| WHAT YOU ARE ASKED TO DO |
Return all lines from the listing below in which the string "chart" occurs.
^^^^^^^^
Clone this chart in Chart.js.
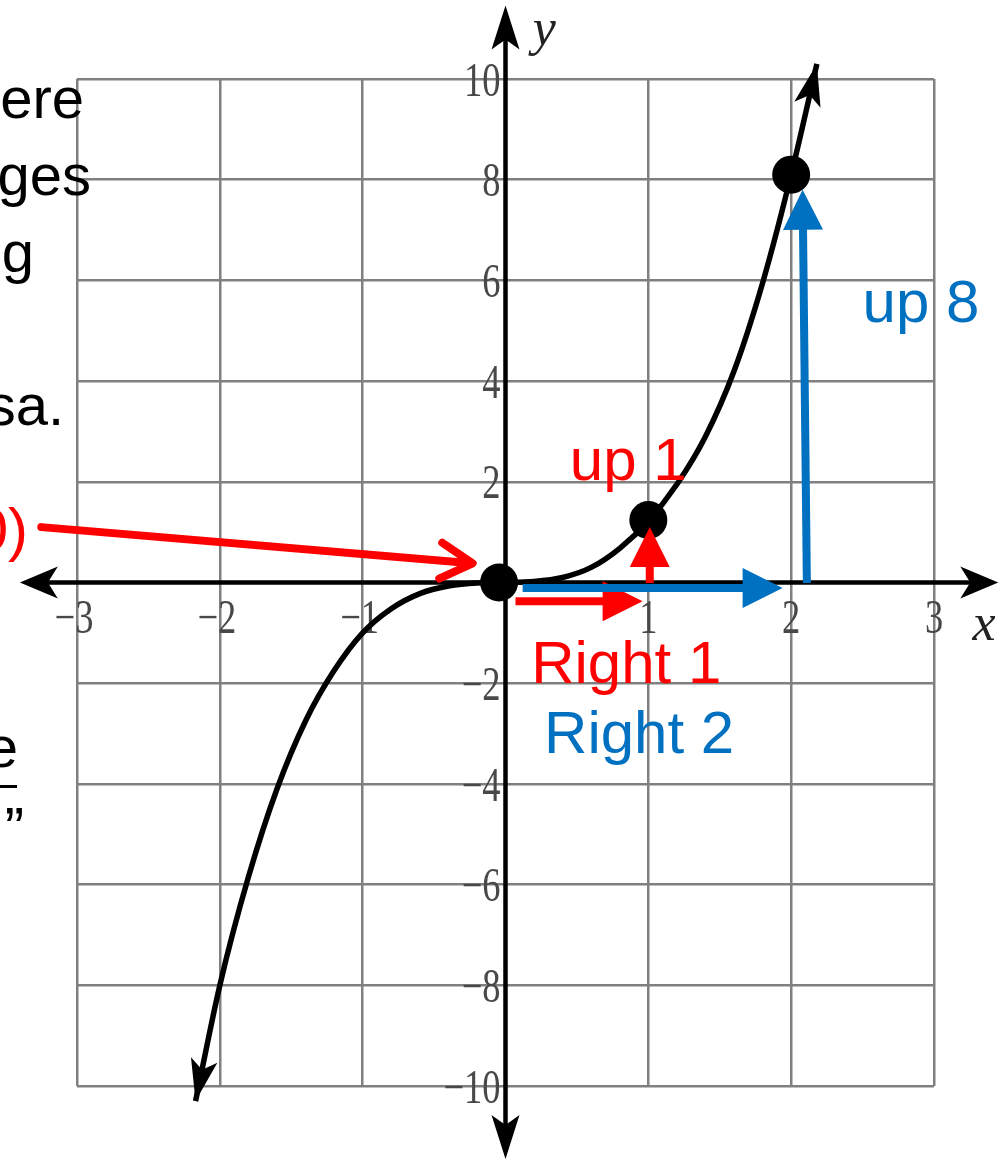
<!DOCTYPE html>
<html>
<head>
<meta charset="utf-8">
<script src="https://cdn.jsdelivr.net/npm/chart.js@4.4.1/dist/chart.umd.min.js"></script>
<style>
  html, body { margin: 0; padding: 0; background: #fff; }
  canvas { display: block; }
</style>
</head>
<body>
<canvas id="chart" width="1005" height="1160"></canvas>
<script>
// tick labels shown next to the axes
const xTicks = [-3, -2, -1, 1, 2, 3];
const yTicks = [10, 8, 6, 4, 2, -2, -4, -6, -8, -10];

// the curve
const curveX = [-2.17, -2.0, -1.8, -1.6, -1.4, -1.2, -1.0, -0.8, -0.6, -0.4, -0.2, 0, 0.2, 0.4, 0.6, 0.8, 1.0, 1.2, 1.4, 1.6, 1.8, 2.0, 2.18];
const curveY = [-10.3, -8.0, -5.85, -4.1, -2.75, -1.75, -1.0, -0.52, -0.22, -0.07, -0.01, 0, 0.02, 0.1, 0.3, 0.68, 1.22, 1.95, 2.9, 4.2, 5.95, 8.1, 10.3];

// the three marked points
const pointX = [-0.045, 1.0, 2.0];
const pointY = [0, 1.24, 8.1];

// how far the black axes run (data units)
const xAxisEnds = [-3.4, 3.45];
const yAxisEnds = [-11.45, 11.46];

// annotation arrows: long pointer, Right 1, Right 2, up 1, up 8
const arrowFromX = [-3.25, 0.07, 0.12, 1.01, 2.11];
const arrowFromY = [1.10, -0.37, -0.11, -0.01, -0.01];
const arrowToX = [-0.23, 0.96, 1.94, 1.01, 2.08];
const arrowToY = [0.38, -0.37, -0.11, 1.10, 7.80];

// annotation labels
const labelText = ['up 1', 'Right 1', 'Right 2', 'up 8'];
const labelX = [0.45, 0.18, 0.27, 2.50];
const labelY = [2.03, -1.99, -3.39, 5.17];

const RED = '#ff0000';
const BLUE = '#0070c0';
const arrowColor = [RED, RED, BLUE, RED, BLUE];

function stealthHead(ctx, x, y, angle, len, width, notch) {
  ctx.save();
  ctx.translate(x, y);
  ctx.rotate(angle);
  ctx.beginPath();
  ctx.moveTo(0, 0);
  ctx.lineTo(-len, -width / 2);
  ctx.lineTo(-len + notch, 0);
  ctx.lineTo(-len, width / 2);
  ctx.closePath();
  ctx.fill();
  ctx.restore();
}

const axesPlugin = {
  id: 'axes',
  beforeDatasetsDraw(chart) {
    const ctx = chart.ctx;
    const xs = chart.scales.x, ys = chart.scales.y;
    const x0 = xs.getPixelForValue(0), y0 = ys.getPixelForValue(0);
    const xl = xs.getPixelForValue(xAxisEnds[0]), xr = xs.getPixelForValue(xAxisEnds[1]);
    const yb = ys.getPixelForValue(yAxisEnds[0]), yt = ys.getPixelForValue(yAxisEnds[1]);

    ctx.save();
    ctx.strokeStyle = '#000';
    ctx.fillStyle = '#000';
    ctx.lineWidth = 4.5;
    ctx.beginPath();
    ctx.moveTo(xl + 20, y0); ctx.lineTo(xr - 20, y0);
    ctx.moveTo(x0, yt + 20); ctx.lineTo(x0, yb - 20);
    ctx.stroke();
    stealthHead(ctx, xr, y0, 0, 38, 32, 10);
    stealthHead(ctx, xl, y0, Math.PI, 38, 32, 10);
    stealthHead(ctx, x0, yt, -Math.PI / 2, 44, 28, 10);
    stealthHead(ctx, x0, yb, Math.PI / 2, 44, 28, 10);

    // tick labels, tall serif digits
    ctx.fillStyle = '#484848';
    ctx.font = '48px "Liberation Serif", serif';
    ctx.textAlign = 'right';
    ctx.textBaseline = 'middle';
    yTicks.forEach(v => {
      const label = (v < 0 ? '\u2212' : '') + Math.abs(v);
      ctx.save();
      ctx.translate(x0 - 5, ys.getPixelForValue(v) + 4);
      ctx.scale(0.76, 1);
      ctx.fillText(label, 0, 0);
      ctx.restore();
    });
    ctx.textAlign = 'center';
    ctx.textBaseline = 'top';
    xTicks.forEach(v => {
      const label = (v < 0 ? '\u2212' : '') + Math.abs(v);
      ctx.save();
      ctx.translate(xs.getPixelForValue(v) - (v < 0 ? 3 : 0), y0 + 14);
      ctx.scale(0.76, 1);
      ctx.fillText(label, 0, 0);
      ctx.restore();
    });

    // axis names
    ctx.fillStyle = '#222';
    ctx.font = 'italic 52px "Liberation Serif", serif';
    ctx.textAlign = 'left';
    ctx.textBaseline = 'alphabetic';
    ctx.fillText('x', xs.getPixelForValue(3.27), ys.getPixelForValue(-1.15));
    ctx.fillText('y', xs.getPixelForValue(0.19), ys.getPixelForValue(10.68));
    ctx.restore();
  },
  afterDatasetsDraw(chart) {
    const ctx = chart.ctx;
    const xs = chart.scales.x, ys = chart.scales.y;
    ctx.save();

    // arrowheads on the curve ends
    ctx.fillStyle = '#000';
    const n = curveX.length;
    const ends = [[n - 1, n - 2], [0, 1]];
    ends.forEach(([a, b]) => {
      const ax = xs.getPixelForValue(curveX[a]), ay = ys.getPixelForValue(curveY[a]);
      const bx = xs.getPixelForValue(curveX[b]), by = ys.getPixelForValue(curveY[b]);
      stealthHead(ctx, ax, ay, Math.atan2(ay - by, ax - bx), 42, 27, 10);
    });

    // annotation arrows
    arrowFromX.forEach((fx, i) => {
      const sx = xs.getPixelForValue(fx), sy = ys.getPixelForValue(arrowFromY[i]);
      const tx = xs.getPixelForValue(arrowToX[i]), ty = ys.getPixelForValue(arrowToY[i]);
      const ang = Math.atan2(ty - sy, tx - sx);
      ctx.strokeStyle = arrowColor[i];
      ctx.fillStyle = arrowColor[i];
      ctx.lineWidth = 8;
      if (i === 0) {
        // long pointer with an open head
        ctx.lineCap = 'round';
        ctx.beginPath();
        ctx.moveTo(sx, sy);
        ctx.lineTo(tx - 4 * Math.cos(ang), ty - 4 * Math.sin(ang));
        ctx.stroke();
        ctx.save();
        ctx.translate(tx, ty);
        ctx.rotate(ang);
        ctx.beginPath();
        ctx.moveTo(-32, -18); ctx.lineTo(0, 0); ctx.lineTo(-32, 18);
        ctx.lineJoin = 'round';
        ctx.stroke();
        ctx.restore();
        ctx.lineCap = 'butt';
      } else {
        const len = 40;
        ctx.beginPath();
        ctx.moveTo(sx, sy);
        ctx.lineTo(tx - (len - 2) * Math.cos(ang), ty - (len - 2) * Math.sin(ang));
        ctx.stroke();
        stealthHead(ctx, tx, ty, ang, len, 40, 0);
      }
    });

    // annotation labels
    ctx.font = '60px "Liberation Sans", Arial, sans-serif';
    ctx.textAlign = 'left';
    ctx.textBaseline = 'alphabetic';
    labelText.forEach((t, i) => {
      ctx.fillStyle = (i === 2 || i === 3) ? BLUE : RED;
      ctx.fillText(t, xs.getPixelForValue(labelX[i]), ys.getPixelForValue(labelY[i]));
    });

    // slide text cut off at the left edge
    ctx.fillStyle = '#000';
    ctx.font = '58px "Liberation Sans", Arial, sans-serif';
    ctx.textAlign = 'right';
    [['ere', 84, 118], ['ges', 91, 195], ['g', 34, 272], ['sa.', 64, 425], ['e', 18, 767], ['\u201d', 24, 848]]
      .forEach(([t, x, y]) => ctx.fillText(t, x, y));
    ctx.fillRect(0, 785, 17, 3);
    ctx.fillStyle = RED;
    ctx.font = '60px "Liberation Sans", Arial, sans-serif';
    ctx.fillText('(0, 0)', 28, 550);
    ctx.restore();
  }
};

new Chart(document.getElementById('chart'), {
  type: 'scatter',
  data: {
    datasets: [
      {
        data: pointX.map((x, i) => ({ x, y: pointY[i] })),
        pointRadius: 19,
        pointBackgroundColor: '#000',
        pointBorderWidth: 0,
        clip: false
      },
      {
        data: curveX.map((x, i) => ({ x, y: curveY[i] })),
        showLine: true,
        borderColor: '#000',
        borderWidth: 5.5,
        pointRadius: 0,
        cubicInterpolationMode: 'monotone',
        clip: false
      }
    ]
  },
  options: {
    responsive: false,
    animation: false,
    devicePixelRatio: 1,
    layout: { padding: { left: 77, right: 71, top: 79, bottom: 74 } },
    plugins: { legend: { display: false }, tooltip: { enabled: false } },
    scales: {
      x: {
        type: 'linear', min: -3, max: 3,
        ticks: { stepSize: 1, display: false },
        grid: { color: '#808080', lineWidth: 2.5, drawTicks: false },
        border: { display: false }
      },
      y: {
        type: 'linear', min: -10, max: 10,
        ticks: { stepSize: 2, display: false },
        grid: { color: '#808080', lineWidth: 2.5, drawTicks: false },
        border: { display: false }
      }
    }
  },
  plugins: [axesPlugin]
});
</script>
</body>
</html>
^^^^^^^^
| ANSWER TO THIS PROBLEM |
Clone this chart in Chart.js.
<script src="https://cdn.jsdelivr.net/npm/chart.js@4.4.1/dist/chart.umd.min.js"></script>
<canvas id="chart" width="1005" height="1160"></canvas>
  beforeDatasetsDraw(chart) {
    const ctx = chart.ctx;
    const xs = chart.scales.x, ys = chart.scales.y;
  afterDatasetsDraw(chart) {
    const ctx = chart.ctx;
    const xs = chart.scales.x, ys = chart.scales.y;
new Chart(document.getElementById('chart'), {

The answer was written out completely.